**WHAT IS EXPECTED:**
Return the material exactly, first line through the line containing "ax = fig.add_axes([0.117, 0.0796, 0.878, 0.874])", and nothing more. Pictures stay out.

**DATA SHOWN:**
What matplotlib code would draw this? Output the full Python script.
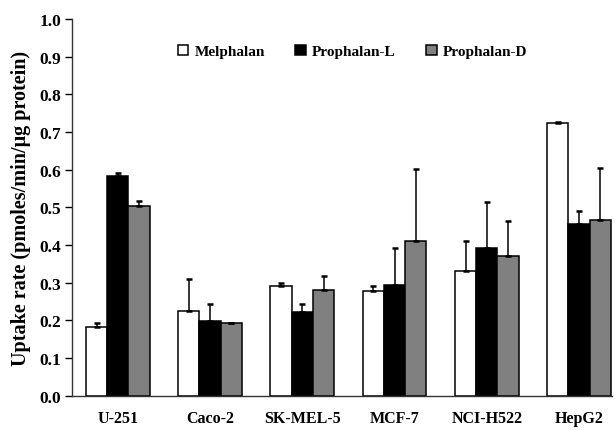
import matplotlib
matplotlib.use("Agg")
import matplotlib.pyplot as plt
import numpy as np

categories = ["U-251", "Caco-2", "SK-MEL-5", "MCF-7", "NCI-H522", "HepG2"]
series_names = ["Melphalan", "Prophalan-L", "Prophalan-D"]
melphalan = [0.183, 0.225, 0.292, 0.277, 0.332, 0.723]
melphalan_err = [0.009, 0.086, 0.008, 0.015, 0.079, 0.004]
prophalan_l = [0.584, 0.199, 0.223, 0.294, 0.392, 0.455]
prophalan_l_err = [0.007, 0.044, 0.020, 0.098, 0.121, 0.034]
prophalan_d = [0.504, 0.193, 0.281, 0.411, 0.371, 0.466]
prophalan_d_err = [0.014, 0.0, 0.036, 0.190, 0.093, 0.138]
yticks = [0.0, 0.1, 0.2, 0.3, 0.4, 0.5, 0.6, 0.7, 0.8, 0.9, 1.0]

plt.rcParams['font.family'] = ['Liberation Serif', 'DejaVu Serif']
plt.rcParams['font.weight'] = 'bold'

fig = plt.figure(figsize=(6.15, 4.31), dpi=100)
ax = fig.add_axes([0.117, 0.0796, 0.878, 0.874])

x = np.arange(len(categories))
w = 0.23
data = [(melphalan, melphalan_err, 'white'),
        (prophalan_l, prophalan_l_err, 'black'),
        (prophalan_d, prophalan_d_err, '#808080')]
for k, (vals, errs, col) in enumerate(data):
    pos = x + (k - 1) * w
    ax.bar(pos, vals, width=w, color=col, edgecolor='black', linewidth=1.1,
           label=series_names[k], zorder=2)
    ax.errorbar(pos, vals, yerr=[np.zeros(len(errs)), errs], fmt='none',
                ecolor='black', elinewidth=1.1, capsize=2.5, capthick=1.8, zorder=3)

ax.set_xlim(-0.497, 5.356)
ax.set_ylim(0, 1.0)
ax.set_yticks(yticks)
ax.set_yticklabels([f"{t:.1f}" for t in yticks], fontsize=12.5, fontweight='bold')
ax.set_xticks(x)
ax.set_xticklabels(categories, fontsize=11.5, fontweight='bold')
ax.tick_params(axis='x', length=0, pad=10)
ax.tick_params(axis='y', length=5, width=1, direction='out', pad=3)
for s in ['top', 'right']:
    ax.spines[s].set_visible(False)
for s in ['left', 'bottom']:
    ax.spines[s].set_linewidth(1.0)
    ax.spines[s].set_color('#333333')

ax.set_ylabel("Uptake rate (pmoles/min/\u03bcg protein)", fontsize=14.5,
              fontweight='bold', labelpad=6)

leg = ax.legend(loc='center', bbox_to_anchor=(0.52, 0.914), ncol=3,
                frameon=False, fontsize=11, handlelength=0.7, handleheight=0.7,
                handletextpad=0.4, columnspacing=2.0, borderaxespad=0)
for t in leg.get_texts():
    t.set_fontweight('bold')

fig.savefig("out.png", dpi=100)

**RESPONSE:**
What matplotlib code would draw this? Output the full Python script.
import matplotlib
matplotlib.use("Agg")
import matplotlib.pyplot as plt
import numpy as np

categories = ["U-251", "Caco-2", "SK-MEL-5", "MCF-7", "NCI-H522", "HepG2"]
series_names = ["Melphalan", "Prophalan-L", "Prophalan-D"]
melphalan = [0.183, 0.225, 0.292, 0.277, 0.332, 0.723]
melphalan_err = [0.009, 0.086, 0.008, 0.015, 0.079, 0.004]
prophalan_l = [0.584, 0.199, 0.223, 0.294, 0.392, 0.455]
prophalan_l_err = [0.007, 0.044, 0.020, 0.098, 0.121, 0.034]
prophalan_d = [0.504, 0.193, 0.281, 0.411, 0.371, 0.466]
prophalan_d_err = [0.014, 0.0, 0.036, 0.190, 0.093, 0.138]
yticks = [0.0, 0.1, 0.2, 0.3, 0.4, 0.5, 0.6, 0.7, 0.8, 0.9, 1.0]

plt.rcParams['font.family'] = ['Liberation Serif', 'DejaVu Serif']
plt.rcParams['font.weight'] = 'bold'

fig = plt.figure(figsize=(6.15, 4.31), dpi=100)
ax = fig.add_axes([0.117, 0.0796, 0.878, 0.874])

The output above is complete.